───── Data shown

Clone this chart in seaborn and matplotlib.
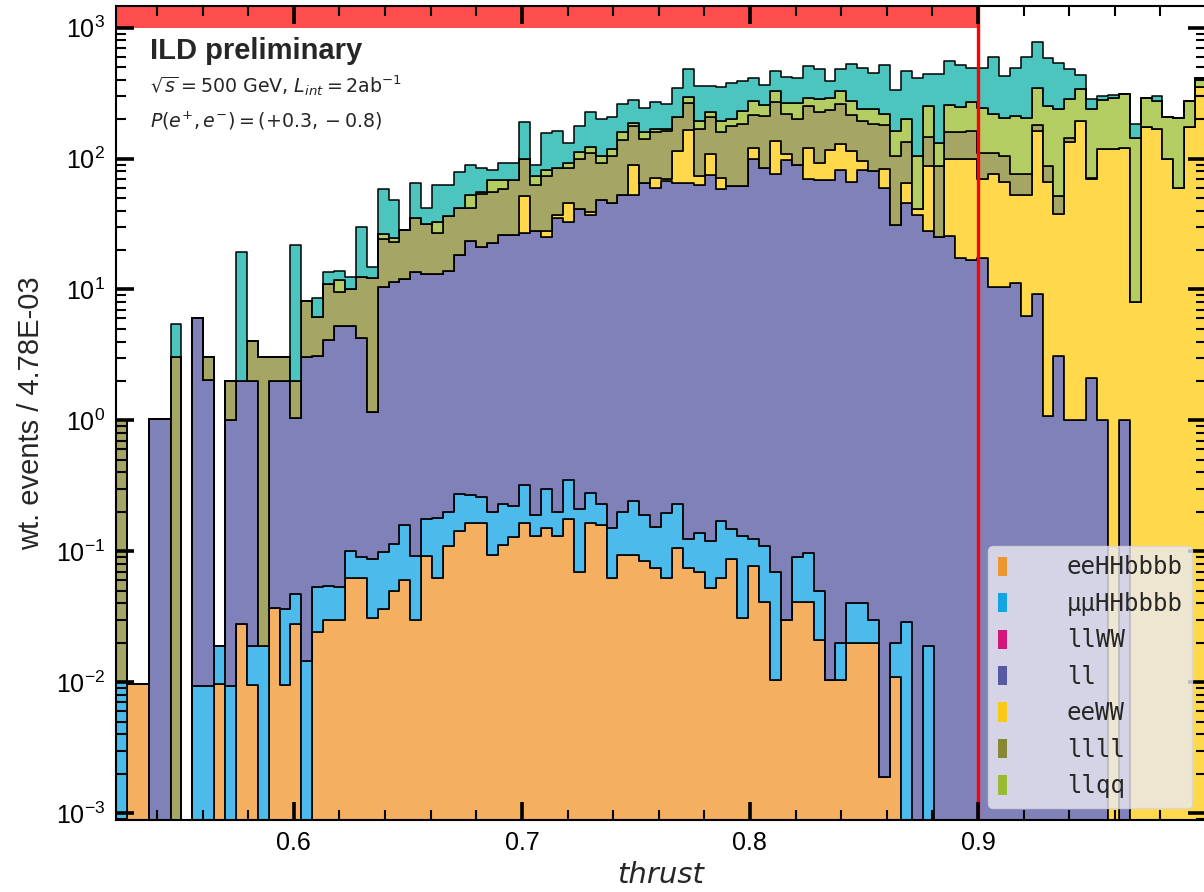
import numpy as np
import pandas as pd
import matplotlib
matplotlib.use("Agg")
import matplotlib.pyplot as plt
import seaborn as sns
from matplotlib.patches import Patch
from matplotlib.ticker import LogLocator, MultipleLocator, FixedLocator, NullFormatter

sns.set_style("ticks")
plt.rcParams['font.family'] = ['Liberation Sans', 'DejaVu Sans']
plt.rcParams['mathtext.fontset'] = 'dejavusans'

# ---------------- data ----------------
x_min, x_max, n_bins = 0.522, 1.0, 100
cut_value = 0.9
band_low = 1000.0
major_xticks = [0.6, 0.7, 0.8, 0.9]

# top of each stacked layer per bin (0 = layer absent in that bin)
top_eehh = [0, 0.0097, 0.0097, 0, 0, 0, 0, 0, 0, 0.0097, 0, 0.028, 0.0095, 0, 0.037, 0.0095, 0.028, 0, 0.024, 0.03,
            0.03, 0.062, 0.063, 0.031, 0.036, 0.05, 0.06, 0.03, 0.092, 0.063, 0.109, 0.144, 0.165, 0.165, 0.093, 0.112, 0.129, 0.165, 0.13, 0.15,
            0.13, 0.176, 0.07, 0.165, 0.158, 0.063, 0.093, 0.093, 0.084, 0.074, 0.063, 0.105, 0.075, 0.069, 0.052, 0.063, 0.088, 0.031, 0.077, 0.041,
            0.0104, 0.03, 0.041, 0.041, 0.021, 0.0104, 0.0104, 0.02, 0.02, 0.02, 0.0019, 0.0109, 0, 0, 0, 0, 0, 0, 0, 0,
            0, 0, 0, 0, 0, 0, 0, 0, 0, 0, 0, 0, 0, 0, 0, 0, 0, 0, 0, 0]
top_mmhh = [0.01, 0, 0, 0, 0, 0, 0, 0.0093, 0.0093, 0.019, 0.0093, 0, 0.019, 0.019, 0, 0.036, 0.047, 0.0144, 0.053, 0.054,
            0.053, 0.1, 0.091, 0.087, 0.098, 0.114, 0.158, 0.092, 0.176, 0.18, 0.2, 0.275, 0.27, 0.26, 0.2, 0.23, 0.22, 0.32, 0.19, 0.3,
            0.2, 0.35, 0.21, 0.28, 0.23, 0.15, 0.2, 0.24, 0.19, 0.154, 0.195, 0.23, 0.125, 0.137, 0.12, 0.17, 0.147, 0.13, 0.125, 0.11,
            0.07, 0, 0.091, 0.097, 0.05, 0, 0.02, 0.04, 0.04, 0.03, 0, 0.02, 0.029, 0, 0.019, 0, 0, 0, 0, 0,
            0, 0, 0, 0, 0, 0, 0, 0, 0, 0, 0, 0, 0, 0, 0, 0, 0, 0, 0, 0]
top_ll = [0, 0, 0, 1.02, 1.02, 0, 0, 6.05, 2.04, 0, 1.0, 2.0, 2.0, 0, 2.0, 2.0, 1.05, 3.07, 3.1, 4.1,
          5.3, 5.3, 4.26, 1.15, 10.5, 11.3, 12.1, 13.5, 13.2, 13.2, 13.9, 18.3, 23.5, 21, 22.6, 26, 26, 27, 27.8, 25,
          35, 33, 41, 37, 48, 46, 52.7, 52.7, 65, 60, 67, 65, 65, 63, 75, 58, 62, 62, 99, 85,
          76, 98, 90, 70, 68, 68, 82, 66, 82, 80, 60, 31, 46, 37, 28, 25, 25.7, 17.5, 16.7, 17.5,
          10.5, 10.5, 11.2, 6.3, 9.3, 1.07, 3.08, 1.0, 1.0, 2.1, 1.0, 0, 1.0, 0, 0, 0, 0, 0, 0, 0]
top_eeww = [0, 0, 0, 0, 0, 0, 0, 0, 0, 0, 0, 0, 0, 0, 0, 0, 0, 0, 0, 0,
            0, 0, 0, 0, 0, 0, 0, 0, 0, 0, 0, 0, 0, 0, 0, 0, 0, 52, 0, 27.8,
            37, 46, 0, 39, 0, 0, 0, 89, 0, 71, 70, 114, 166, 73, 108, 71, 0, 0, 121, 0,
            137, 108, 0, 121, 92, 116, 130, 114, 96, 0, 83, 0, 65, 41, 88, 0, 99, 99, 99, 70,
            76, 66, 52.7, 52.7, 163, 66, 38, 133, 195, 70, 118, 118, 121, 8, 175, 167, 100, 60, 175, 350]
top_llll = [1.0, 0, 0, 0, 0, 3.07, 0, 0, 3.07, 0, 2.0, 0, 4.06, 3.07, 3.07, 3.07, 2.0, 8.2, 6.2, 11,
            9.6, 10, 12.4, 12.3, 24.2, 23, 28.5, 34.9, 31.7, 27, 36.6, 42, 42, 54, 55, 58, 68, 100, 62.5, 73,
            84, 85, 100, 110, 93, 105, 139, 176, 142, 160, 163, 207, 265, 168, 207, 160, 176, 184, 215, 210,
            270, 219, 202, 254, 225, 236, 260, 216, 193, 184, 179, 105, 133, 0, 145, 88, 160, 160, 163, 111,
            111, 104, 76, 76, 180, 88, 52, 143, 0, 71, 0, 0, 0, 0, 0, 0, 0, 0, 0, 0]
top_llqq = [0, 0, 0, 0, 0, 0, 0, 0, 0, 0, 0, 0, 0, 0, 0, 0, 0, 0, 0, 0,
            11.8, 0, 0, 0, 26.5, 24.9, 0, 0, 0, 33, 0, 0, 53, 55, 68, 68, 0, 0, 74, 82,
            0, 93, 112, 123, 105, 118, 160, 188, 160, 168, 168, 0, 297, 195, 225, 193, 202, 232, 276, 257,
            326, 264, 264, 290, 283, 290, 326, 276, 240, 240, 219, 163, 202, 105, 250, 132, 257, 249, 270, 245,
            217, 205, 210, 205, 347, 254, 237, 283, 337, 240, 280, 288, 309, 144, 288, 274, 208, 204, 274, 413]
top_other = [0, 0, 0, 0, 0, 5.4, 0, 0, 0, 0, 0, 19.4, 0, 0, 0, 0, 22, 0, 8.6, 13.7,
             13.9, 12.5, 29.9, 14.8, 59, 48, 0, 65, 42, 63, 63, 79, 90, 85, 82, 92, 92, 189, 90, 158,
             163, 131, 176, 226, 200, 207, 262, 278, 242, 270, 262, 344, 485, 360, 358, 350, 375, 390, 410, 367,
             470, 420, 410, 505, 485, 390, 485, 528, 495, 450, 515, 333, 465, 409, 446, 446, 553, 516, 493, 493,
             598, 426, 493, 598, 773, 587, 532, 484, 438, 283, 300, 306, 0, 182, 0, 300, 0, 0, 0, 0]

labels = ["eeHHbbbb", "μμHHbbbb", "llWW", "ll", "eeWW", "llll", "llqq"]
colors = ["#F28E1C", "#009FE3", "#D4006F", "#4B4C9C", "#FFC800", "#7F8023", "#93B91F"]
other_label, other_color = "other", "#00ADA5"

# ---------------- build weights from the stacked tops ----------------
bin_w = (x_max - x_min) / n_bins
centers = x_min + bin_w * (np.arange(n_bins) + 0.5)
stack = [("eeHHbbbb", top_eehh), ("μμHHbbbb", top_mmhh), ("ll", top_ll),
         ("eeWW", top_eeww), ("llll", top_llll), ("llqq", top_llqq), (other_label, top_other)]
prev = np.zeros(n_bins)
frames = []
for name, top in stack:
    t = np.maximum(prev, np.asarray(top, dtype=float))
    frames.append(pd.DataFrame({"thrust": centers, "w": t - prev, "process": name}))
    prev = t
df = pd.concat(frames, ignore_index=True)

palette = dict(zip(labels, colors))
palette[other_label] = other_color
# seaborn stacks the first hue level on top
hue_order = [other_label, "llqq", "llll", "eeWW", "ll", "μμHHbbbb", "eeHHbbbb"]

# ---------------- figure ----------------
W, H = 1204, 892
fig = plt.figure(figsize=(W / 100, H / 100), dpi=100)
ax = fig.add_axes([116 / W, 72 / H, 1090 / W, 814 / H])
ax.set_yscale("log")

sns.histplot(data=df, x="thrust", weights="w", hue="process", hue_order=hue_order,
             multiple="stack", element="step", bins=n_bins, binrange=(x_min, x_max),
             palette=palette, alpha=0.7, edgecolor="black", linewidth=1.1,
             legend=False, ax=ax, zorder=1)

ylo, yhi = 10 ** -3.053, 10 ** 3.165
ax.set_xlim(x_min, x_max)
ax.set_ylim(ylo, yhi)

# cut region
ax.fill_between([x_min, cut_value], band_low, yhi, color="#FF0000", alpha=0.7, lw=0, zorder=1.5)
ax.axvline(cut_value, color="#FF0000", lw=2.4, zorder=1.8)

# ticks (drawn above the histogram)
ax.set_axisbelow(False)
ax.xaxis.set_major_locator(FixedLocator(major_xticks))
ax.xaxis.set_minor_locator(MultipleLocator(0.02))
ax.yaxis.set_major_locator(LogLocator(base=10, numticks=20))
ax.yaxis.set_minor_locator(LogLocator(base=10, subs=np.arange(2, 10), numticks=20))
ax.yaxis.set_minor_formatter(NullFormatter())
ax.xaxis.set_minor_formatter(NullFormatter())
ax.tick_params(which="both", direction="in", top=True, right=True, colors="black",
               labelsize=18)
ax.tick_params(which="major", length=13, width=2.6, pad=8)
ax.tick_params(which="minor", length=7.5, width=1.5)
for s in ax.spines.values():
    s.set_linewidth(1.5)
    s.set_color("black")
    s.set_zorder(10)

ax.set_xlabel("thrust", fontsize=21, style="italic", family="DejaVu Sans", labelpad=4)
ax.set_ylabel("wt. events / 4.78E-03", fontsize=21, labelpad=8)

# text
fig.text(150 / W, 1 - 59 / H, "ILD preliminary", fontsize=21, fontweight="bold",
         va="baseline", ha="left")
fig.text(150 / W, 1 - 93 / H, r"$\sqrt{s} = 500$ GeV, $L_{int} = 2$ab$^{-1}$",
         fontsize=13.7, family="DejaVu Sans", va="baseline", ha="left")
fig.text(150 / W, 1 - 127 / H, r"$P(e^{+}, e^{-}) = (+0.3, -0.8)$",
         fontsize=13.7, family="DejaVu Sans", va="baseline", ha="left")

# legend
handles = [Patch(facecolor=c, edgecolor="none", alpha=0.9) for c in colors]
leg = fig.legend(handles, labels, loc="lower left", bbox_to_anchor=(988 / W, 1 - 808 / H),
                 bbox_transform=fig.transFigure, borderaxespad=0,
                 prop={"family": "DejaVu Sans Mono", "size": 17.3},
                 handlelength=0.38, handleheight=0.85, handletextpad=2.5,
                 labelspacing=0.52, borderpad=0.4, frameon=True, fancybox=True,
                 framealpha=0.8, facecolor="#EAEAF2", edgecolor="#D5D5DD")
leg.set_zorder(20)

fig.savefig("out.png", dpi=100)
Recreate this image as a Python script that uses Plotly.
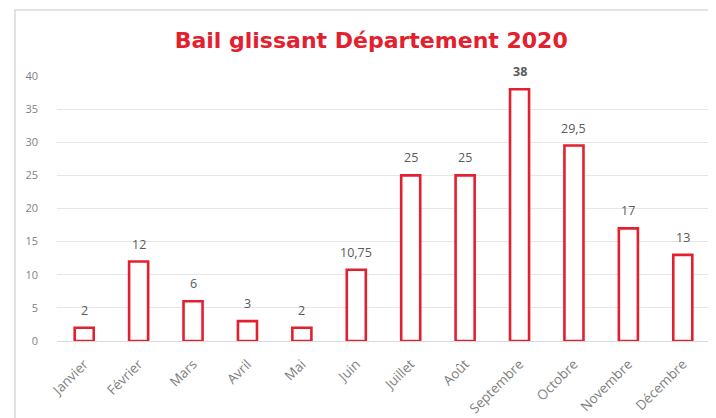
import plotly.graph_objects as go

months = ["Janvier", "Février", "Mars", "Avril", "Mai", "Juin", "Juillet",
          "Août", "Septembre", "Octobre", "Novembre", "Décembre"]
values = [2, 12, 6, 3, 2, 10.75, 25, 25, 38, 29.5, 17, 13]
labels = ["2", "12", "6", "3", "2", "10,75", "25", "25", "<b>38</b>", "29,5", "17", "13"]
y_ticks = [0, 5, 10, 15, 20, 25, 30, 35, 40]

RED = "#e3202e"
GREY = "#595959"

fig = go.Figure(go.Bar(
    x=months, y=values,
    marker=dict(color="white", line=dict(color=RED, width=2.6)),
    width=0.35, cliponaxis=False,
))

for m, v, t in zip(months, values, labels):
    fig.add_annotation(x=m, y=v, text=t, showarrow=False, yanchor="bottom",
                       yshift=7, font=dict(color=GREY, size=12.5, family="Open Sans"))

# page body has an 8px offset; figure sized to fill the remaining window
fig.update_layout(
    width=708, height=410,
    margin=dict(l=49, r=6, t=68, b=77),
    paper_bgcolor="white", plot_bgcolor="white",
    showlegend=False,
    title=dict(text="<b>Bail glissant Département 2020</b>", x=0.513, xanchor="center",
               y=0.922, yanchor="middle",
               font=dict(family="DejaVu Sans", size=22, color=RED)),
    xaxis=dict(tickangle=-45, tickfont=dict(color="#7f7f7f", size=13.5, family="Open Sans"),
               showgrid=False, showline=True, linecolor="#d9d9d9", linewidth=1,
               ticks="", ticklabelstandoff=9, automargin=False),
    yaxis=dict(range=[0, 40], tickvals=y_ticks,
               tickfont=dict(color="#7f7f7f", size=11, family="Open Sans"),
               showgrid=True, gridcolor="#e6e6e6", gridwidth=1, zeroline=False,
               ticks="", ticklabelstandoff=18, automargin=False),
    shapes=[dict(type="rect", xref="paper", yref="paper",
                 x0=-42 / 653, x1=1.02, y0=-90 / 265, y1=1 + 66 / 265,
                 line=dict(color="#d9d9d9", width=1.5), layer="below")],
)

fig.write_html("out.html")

──────────

Only the lines from the start of the records to the one containing "from matplotlib.ticker import" should be repeated, exactly and with both ends kept; drop any pictures.

Clone this chart in seaborn and matplotlib.
import numpy as np
import pandas as pd
import matplotlib
matplotlib.use("Agg")
import matplotlib.pyplot as plt
import seaborn as sns
from matplotlib.patches import Patch
from matplotlib.ticker import LogLocator, MultipleLocator, FixedLocator, NullFormatter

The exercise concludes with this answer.